Ma quella degli "anti-gender" non è l'unica posizione contraria. In un'analisi proposta dall'istituto Bruno Leoni, ad esempio, vengono elencati due motivi "per pensare che l’educazione sentimentale debba continuare ad essere solo il titolo di un classico della letteratura, e non un compito dello Stato". Il primo riguarda la finanza pubblica: l'impegno di fondi sarebbe uno spreco inutile "per una cosa scontata come richiedere agli insegnanti di usare metodi che lascino apprendere ai giovani il senso del rispetto per l’altro e per se stessi mentre imparano le discipline curriculari". Il secondo, invece, avrebbe "a che fare col buon senso", perché che siano le linee guida del ministero a indirizzare gli insegnanti "rientra in un’idea di Stato totalizzante e vicario delle più comuni funzioni e responsabilità individuali, compresa quella dei grandi di educare i giovani ai più basilari valori della convivenza".
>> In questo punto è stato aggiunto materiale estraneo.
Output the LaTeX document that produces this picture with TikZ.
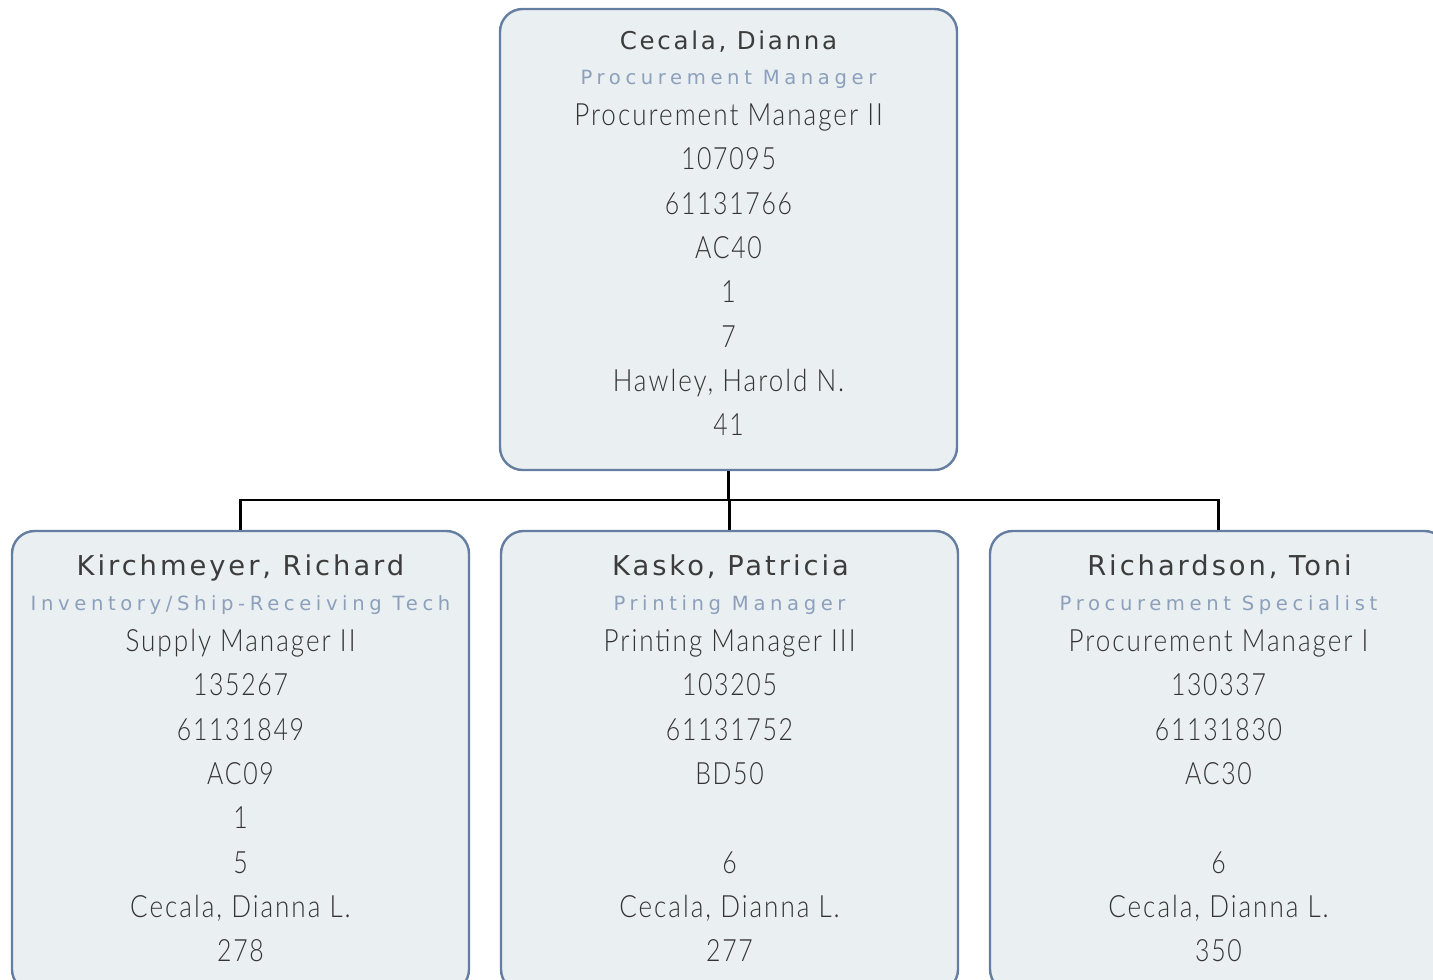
\documentclass[tikz,border=0pt]{standalone}
\usepackage{fontspec}
\IfFontExistsTF{Lato Light}
  {\newfontfamily\bodyfont{Lato Light}[FakeStretch=0.85,LetterSpace=6.5]
   \newfontfamily\numfont{Lato Light}[FakeStretch=0.81,LetterSpace=5.5]}
  {\IfFontExistsTF{Lato-Light.ttf}
    {\newfontfamily\bodyfont{Lato-Light.ttf}[FakeStretch=0.85,LetterSpace=6.5]
     \newfontfamily\numfont{Lato-Light.ttf}[FakeStretch=0.81,LetterSpace=5.5]}
    {\newfontfamily\bodyfont{Lato}[FakeStretch=0.85,LetterSpace=6.5]
     \newfontfamily\numfont{Lato}[FakeStretch=0.81,LetterSpace=5.5]}}
\newfontfamily\topnamefont{DejaVu Sans}[LetterSpace=11]
\newfontfamily\namefont{DejaVu Sans}[LetterSpace=10.8]
\newfontfamily\rolefont{DejaVu Sans}[LetterSpace=23.5]
\definecolor{boxfill}{HTML}{EAEFF2}
\definecolor{boxline}{HTML}{647DA0}
\definecolor{namecol}{HTML}{3C3C3C}
\definecolor{rolecol}{HTML}{8CA0BC}
\definecolor{bodycol}{HTML}{333333}
\tikzset{
  person/.style={draw=boxline, fill=boxfill, line width=1.8pt, rounded corners=17pt,
    minimum width=342.75pt, minimum height=345.75pt, inner sep=0pt},
  topnm/.style={font=\topnamefont\fontsize{18.4}{22}\selectfont, text=namecol, inner sep=0pt, anchor=base},
  nm/.style={font=\namefont\fontsize{20.5}{24}\selectfont, text=namecol, inner sep=0pt, anchor=base},
  role/.style={font=\rolefont\fontsize{14.7}{18}\selectfont, text=rolecol, inner sep=0pt, anchor=base},
  body/.style={font=\bodyfont\fontsize{23}{28}\selectfont, text=bodycol, inner sep=0pt, anchor=base},
  num/.style={font=\numfont\fontsize{23}{28}\selectfont, text=bodycol, inner sep=0pt, anchor=base},
  conn/.style={line width=2pt, draw=black},
}
\begin{document}
\begin{tikzpicture}[x=0.75pt, y=-0.75pt]
\useasboundingbox (0,0) rectangle (1433,980);
\clip (0,0) rectangle (1433,980);
% boxes
\node[person] (top) at (728.5,239.5) {};
\node[person] (c1) at (240.5,761.5) {};
\node[person] (c2) at (729.5,761.5) {};
\node[person] (c3) at (1218.5,761.5) {};
% connectors
\coordinate (bus) at (728.5,500);
\draw[conn] (top.south) -- (bus);
\draw[conn] (bus) -| (c1.north);
\draw[conn] (bus) -| (c2.north);
\draw[conn] (bus) -| (c3.north);
% top box texts
\node[topnm] (top-name) at (728.5,50) {Cecala, Dianna};
\node[role] (top-role) at (728.5,85) {Procurement Manager};
\foreach \i/\s/\t in {0/body/Procurement Manager II,1/num/107095,2/num/61131766,3/num/AC40,4/num/1,5/num/7,6/body/{Hawley, Harold N.},7/num/41}
  \node[\s] (top-l\i) at (728.5,125.5+44.3*\i) {\t};
% child 1
\node[nm] (c1-name) at (240.5,575) {Kirchmeyer, Richard};
\node[role] (c1-role) at (240.5,610) {Inventory/Ship-Receiving Tech};
\foreach \i/\s/\t in {0/body/Supply Manager II,1/num/135267,2/num/61131849,3/num/AC09,4/num/1,5/num/5,6/body/{Cecala, Dianna L.},7/num/278}
  \node[\s] (c1-l\i) at (240.5,651.5+44.3*\i) {\t};
% child 2
\node[nm] (c2-name) at (730.5,575) {Kasko, Patricia};
\node[role] (c2-role) at (729.5,610) {Printing Manager};
\foreach \i/\s/\t in {0/body/Printing Manager III,1/num/103205,2/num/61131752,3/num/BD50,5/num/6,6/body/{Cecala, Dianna L.},7/num/277}
  \node[\s] (c2-l\i) at (729.5,651.5+44.3*\i) {\t};
% child 3
\node[nm] (c3-name) at (1219.5,575) {Richardson, Toni};
\node[role] (c3-role) at (1218.5,610) {Procurement Specialist};
\foreach \i/\s/\t in {0/body/Procurement Manager I,1/num/130337,2/num/61131830,3/num/AC30,5/num/6,6/body/{Cecala, Dianna L.},7/num/350}
  \node[\s] (c3-l\i) at (1218.5,651.5+44.3*\i) {\t};
\end{tikzpicture}
\end{document}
In realtà, anche queste critiche dimenticano un fatto: esperienze e progetti di questo tipo già esistono nei programmi di alcune scuole d'Italia, che, sfruttando l'autonomia, hanno avviato moduli incentrati oltre che sull'educazione sessuale, anche su quella sentimentale. Il senso di legiferare sul tema è trasformare questi esempi autonomi in un modello nazionale, eliminando anche le differenze tra istituti, tra regioni, città o piccoli paesi. Il punto sulla destinazione o meno dei fondi, poi, non regge: il problema della violenza di genere è diventato oramai strutturale nella nostra società, ed è arrivato il momento di affrontarlo per quello che è, abbandonando l'ottica emergenziale. E il caso di Melito Porto Salvo è emblematico: bisogna entrare nelle scuole, in tutte, e partire dai più giovani. L'unica possibilità è costruire una società diversa, partendo da chi la abiterà domani. E questa è una responsabilità collettiva.